The new kitchen table and chairs underwent a trial run on Sunday and acquitted themselves admirably. I should have changed the other one years ago; it's always been a bugbear for me. It was too small, though we did have a long dining table then too. It's on ebay now, beautiful photos taken to show it at its best, and hopefully someone will buy it. In the meantime the garage is housing it and its uncomfortable chairs. Good riddance I say. About time. And just in time for heavy use at Christmas.

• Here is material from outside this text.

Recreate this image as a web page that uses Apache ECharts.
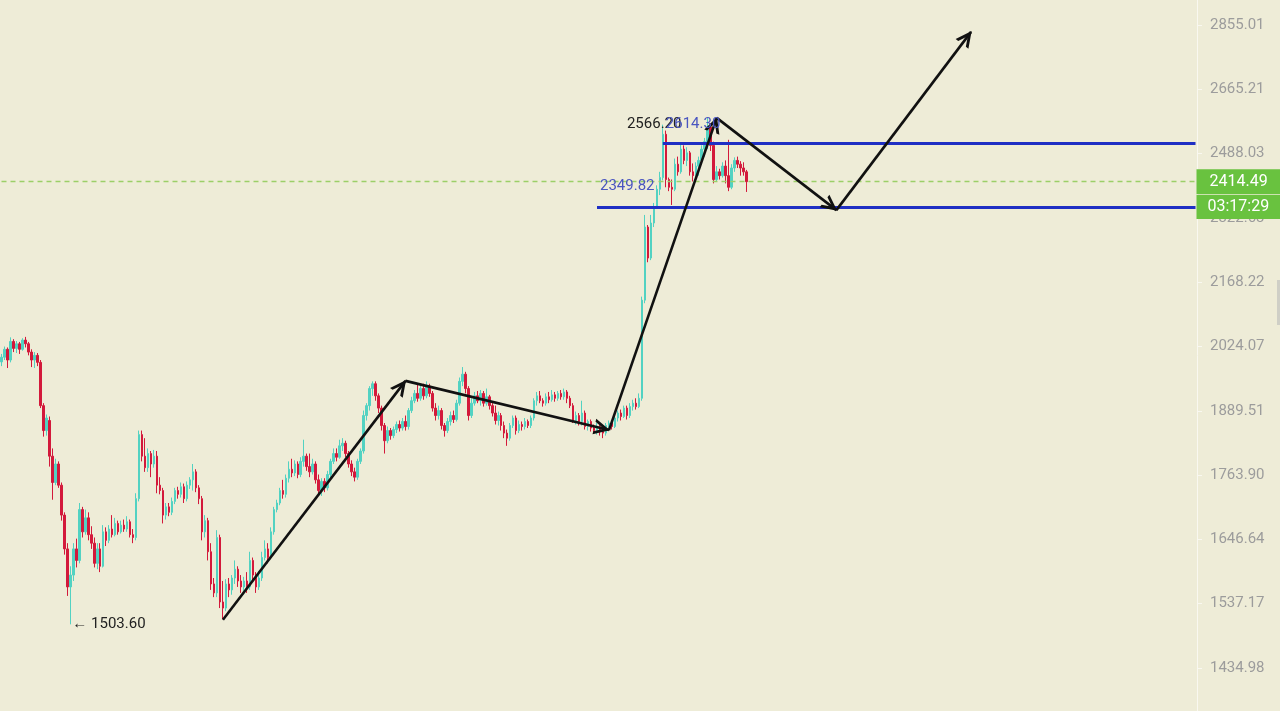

On Saturday Nick arrived with his axe strapped to his bike, and worked like a beaver. He whistled through the front garden cutting down all the dead perennials, and trundled all the detritus around to the field behind the garden. As soon as there's a long dry spell I'll be out making fire again. He cleared out the excesses too, the extravagant overabundance of Japanese anemones and echinops and bergenia that are nice in small doses but not so appealing when they barge into other plants' spaces and take over. He also chopped a big pile of wood into neat logs, and helped me move some furniture. Now there are just millions of amber leaves waiting to be collected, and that's be a job I'll enjoy when they dry up a bit.
There's biblical sky again this afternoon, scudding low cloud backdropped by high, heavy pewter but relieved by a huge expanse of blue beneath. There's such power out there, such unrestrained force. It does put things in perspective. And I needed that today.